Henry Hunt

Personal information
- Full name: Henry James Hunt
- Born: 7 January 1997 (age 29) Cowra, New South Wales, Australia
- Batting: Right-handed
- Role: Opening batter
- Relations: Clare Hunt (sister)

Domestic team information
- 2019/20–present: South Australia (squad no. 22)
- 2021/22–2022/23: Adelaide Strikers (squad no. 22)

Career statistics
| Competition | FC | LA | T20 |
| Matches | 66 | 20 | 9 |
| Runs scored | 4090 | 695 | 154 |
| Batting average | 32.72 | 38.61 | 17.11 |
| 100s/50s | 12/15 | 1/5 | 0/0 |
| Top score | 162 | 103 | 49 |
| Catches/stumpings | 36/– | 8/– | 3/– |
- Source: Cricinfo, 19 September 2026

= Henry Hunt (cricketer) =

Australian cricketer (born 1997)

Henry James Hunt (born 7 January 1997) is an Australian cricketer, currently playing for South Australia as an opening batter.

==Early life==
Hunt grew up living on a farm near a small town between Grenfell and Cowra in New South Wales. His father, James Hunt, had played for the Canberra Raiders, a rugby league team, and built a cricket net in the backyard of their family home. He has two younger sisters, Anna and Clare, who is a member of the national soccer team.

==Cricket career==
Hunt played grade cricket for Queanbeyan District and was first selected to play for the ACT/NSW Country Comets in the 2014–15 season of the Futures League. Hunt played for Australia under-19s in 2015–16, and he was named in Australia's squad that was scheduled to play in the 2016 Under-19 Cricket World Cup, but withdrew from the tournament due to security concerns.

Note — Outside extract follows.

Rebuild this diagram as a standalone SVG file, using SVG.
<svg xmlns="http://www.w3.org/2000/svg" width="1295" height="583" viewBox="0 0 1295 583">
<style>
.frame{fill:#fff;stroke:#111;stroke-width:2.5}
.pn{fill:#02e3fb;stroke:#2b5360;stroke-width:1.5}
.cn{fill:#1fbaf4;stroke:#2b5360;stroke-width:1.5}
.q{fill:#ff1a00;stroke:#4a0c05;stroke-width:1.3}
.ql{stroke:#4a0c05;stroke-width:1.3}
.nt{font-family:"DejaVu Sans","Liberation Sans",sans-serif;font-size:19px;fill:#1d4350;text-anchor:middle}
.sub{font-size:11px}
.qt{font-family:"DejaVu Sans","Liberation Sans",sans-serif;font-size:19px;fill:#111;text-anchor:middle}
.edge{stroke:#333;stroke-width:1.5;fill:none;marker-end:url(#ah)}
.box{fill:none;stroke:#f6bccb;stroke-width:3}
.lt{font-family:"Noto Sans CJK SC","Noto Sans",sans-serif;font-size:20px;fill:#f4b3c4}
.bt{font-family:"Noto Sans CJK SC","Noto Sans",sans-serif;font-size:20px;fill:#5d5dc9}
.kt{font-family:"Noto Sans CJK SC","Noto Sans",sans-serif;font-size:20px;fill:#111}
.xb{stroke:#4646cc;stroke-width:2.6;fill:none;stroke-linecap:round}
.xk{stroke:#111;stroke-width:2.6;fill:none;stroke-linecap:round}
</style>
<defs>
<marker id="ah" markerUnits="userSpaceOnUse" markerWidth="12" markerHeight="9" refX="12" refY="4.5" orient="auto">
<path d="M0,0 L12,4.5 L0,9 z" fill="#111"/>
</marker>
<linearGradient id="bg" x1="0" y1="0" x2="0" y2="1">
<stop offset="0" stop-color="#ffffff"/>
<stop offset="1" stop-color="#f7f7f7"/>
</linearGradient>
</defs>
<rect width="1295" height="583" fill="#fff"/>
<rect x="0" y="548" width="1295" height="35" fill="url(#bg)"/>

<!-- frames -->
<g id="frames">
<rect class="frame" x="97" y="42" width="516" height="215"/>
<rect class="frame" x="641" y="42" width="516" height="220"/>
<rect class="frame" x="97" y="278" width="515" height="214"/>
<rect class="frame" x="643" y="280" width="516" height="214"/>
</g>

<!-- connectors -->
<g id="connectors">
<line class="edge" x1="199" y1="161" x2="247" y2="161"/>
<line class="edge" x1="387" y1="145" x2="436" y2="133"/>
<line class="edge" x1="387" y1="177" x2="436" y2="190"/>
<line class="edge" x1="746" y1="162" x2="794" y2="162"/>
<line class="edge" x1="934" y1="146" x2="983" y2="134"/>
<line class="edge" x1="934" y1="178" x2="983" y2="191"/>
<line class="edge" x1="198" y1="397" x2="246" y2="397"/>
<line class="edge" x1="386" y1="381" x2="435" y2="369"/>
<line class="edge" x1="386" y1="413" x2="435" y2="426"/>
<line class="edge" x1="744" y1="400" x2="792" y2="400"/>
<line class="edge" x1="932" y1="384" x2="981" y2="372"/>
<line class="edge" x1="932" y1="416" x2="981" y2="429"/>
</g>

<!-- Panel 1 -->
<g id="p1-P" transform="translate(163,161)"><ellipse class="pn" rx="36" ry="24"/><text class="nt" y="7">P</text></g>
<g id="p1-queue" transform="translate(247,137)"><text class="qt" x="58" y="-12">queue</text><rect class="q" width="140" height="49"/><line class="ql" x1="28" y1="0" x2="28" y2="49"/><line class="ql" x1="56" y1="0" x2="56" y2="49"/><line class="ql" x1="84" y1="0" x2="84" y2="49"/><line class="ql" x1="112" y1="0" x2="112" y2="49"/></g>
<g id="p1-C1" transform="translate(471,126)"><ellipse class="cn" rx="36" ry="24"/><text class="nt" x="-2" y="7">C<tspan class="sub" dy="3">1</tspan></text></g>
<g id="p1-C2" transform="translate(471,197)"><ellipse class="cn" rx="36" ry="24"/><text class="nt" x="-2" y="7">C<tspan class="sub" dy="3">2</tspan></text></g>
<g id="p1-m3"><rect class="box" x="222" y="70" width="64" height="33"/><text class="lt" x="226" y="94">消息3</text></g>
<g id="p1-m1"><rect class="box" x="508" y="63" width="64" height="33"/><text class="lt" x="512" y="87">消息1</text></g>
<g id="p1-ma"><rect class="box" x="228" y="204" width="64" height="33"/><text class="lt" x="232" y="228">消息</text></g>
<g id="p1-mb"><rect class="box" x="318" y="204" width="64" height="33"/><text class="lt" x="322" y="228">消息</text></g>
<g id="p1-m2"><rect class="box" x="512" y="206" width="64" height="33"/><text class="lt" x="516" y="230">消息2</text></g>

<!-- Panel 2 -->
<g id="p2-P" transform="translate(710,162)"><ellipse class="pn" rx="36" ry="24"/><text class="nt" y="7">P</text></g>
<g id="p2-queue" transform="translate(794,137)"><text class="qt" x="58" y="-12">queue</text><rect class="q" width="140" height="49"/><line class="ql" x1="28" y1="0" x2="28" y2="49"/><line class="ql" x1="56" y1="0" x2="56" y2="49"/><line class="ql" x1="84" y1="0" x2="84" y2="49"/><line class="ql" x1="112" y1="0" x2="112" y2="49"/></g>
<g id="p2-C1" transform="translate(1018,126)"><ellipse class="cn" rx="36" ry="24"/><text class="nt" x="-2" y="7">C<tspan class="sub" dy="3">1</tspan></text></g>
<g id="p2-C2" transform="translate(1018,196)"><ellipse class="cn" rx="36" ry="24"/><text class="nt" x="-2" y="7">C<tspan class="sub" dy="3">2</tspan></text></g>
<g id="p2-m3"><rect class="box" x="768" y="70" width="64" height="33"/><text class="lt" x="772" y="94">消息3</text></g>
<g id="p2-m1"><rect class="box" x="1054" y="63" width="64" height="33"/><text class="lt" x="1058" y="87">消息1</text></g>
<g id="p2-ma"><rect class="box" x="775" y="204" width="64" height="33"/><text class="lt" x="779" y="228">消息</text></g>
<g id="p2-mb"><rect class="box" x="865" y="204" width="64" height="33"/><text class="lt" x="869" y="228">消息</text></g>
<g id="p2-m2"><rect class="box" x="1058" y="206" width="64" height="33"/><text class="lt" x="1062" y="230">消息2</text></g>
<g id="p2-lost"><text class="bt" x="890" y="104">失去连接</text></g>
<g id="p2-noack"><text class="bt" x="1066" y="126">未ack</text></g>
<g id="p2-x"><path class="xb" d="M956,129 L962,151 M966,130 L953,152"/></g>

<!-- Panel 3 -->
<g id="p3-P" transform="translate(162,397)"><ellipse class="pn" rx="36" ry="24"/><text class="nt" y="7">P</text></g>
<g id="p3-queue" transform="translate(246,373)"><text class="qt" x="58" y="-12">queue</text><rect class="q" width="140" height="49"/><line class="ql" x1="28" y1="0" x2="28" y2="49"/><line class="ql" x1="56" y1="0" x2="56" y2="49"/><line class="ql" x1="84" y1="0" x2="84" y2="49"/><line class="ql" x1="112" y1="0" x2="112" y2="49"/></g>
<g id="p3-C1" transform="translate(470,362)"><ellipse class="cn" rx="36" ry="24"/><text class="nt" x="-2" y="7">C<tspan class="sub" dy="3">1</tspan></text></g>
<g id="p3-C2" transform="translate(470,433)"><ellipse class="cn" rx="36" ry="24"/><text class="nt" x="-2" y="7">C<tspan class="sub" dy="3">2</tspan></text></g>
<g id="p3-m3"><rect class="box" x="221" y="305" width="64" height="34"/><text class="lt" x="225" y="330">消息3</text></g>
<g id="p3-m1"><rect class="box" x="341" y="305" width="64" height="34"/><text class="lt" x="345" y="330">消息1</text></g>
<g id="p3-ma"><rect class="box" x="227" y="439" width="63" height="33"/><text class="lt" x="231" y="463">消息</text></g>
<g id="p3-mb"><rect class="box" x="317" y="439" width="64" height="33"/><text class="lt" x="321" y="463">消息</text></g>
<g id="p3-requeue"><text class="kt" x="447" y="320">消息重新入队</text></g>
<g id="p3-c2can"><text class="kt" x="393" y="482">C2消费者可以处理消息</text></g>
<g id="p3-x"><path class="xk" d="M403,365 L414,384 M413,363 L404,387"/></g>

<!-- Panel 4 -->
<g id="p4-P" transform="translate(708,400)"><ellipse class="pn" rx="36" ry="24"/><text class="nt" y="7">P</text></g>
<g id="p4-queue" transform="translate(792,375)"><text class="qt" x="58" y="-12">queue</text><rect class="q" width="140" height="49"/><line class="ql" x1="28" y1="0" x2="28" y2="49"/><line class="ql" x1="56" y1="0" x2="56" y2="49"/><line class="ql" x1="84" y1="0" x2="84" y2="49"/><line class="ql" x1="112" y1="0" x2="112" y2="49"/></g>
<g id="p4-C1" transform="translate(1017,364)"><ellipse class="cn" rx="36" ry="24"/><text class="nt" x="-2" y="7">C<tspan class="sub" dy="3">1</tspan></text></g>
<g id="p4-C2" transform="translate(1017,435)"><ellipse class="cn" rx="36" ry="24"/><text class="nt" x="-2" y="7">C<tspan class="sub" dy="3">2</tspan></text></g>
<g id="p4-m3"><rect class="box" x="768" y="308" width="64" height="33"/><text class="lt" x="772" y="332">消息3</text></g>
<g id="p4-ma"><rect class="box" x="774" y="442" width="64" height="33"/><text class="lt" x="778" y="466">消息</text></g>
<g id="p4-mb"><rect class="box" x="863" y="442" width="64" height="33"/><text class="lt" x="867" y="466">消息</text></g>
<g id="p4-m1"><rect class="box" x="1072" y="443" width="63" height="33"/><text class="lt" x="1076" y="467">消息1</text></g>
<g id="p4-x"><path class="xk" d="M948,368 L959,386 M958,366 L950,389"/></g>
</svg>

In the 2018–19 season Hunt scored 208 in a Futures League match against Queensland Under-23s, followed by another four half-centuries during the season. He was the tournament's leading run-scorer with 737 runs at an average of 46.06. During the 2018–19 season, Hunt also played for Eastern Suburbs in Sydney Grade Cricket, and he equalled Johan Botha's record for the fastest Twenty20 century in the competition, scoring 104 runs off 45 deliveries against UNSW.

On the back of his performances in the 2018–19 season, Hunt earned a rookie contract with South Australia for the 2019–20 season. He made his first-class debut on 10 October 2019, against Victoria in the 2019–20 Sheffield Shield season. In his first innings, he scored his maiden half-century, finishing with a total of 75 runs.

On 11 November 2019, in a Sheffield Shield match against Tasmania, Hunt scored his maiden century in first-class cricket in just his fourth first-class match. He scored 132 and had a 293-run partnership with Jake Weatherald, breaking a 52-year-old record for the highest opening partnership for South Australia in first-class cricket. In Hunt's innings he hit 17 boundaries, including a six. Hunt followed up his century with another half-century in the second innings.

He made his List A debut on 28 November 2021, for South Australia in the 2021–22 Marsh One-Day Cup. On 25 February 2022, Hunt was named as captain of South Australia for the remainder of the 2021–22 Sheffield Shield season in the absence of Travis Head and Alex Carey. He made his Twenty20 debut on 2 January 2022, for the Adelaide Strikers in the 2021-22 Big Bash. On 9 October 2022, Hunt secured a draw against Victoria by facing 326 balls for 97 runs and batting out the final day. Hunt stood down from the captaincy before the end of the 2022–23 Sheffield Shield season to focus solely on batting.

In February 2024, Hunt was ruled out of the remainder of the 2023-24 summer following a fielding incident during a Marsh One Day Cup match against Victoria.

Hunt was part of the South Australian squad that won the 2024-25 One-Day Cup, however did not play in the final.